Raw data:
****
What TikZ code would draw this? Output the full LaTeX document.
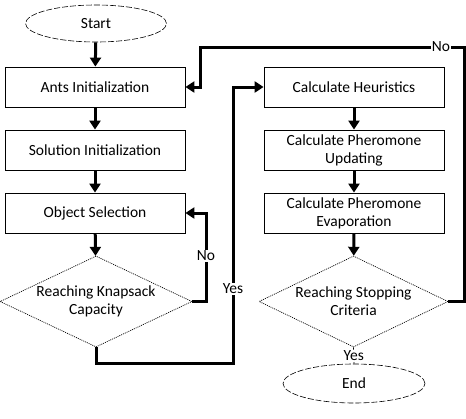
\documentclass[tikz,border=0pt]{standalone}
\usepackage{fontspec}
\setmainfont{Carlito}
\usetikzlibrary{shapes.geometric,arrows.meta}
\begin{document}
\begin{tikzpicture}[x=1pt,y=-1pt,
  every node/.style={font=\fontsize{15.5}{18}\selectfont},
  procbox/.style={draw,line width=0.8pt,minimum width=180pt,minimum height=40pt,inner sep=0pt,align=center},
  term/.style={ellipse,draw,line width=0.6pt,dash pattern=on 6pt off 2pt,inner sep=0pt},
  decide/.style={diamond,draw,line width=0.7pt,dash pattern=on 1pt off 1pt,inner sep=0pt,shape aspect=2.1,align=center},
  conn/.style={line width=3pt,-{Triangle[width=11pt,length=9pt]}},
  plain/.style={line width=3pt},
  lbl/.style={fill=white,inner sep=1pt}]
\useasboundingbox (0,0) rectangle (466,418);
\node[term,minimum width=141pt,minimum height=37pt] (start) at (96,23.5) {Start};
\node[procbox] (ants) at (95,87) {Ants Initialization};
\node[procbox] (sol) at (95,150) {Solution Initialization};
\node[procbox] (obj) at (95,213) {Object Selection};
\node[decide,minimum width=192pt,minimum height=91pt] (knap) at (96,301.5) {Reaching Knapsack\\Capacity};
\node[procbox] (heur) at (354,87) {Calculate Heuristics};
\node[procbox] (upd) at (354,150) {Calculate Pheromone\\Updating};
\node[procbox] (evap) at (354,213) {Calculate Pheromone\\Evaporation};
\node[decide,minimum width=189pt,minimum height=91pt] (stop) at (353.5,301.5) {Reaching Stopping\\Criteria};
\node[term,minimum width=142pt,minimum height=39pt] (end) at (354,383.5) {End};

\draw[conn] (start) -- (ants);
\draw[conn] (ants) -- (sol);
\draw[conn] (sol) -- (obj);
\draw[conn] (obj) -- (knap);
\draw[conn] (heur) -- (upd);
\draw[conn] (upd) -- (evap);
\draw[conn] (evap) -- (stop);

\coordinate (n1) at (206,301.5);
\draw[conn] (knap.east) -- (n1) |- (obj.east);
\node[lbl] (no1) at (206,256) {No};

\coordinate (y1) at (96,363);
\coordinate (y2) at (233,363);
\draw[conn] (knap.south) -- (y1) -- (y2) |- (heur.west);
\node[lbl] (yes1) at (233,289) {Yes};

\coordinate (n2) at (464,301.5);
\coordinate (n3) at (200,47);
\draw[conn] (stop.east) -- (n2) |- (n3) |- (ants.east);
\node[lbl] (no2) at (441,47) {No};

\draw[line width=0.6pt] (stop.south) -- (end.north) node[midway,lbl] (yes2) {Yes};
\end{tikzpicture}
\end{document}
****
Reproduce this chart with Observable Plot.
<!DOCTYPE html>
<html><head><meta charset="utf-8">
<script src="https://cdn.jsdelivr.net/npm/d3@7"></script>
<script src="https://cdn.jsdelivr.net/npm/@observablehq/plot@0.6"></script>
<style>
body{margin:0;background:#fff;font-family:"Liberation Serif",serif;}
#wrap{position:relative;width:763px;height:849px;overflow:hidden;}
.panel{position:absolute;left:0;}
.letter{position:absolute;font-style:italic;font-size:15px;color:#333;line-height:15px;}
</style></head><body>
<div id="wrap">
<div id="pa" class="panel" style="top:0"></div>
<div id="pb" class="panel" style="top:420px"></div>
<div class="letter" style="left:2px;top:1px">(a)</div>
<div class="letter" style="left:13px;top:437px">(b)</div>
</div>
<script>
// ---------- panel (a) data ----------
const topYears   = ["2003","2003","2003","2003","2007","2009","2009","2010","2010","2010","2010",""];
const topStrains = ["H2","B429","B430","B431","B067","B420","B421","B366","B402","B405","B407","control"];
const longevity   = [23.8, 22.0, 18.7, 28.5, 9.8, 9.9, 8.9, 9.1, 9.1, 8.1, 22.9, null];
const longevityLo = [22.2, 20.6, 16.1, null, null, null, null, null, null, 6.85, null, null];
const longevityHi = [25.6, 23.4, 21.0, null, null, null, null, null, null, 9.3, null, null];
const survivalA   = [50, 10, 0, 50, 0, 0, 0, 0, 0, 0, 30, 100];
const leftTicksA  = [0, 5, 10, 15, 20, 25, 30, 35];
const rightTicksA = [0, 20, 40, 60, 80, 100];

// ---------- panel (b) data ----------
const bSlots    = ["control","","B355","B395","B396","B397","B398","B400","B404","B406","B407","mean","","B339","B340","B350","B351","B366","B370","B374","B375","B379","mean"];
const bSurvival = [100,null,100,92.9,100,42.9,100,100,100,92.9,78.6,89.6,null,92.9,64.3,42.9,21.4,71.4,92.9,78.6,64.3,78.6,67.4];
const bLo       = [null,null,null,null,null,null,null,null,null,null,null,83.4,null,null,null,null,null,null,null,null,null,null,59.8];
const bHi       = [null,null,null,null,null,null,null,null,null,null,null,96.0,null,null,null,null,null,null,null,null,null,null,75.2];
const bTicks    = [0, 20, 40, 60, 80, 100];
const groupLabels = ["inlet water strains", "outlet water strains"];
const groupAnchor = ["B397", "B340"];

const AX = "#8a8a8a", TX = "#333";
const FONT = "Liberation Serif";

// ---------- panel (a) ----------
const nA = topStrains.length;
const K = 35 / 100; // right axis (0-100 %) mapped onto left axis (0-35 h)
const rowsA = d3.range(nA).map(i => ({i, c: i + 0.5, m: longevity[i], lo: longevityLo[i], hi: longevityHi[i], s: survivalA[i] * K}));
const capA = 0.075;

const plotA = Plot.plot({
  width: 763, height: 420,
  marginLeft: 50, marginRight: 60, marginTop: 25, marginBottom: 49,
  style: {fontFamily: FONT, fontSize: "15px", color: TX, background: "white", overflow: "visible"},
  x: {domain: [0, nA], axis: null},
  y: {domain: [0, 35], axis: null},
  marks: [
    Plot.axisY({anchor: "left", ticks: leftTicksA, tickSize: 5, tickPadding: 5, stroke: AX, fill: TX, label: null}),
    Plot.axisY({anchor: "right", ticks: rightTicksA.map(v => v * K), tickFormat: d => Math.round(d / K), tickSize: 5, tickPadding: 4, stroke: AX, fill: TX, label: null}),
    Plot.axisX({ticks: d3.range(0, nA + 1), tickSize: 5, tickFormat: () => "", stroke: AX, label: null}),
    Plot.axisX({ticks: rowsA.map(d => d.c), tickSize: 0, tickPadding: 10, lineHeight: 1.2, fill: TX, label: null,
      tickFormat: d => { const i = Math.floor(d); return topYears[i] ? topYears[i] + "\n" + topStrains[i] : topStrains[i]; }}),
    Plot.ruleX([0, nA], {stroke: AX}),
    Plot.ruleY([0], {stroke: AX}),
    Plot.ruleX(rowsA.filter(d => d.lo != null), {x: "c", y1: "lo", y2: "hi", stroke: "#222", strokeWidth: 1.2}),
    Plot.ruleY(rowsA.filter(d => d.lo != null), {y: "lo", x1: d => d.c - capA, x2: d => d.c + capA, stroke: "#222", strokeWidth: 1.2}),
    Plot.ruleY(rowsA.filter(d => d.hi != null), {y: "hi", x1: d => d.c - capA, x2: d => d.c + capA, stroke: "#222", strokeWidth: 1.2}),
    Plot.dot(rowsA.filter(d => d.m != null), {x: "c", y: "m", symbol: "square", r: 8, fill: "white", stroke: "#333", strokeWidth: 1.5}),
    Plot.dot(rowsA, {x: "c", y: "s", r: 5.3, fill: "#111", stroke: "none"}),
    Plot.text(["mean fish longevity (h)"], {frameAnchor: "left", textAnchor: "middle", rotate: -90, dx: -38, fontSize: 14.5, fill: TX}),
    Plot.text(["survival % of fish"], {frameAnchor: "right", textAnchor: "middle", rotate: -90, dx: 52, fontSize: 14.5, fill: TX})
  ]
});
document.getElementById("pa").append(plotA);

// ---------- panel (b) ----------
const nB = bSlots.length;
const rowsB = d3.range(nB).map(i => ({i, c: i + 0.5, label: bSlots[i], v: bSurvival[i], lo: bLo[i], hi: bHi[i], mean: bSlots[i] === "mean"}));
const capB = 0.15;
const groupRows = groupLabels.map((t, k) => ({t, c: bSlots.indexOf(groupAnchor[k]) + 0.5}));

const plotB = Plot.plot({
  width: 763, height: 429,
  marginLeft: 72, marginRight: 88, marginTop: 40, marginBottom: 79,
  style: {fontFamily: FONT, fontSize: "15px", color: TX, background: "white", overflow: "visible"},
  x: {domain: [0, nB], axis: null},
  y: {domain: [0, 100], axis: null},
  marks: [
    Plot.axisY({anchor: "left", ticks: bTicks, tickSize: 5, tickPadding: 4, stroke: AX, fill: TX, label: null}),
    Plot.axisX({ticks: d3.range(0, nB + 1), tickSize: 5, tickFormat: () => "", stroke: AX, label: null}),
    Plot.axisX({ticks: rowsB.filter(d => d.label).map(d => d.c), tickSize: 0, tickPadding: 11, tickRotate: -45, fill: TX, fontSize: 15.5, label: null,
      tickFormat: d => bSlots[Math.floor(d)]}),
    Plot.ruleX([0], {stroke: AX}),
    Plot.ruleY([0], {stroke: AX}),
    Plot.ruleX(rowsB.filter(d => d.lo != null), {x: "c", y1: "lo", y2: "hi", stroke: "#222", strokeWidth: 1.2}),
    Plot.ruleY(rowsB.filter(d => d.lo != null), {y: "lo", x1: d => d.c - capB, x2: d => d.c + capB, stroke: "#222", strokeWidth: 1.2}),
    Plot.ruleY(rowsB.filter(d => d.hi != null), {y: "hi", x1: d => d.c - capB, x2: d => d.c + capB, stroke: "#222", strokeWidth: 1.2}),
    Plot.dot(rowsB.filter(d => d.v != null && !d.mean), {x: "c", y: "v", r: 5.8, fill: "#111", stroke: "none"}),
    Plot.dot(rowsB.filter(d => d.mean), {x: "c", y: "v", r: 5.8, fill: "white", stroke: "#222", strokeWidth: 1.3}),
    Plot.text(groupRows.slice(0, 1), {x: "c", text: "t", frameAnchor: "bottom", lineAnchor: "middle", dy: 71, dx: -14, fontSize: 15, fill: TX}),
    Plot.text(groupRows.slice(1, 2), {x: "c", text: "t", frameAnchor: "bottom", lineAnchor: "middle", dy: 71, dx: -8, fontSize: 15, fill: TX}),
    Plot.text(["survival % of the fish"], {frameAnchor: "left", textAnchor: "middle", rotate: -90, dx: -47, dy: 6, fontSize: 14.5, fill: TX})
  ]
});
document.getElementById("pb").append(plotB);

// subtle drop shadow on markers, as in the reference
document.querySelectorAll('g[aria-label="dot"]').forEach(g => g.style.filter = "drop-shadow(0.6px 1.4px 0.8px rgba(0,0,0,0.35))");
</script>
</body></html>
****
Problem requirements: Find all lines holding the string "this" and copy them.

The reply:
What TikZ code would draw this? Output the full LaTeX document.
Reproduce this chart with Observable Plot.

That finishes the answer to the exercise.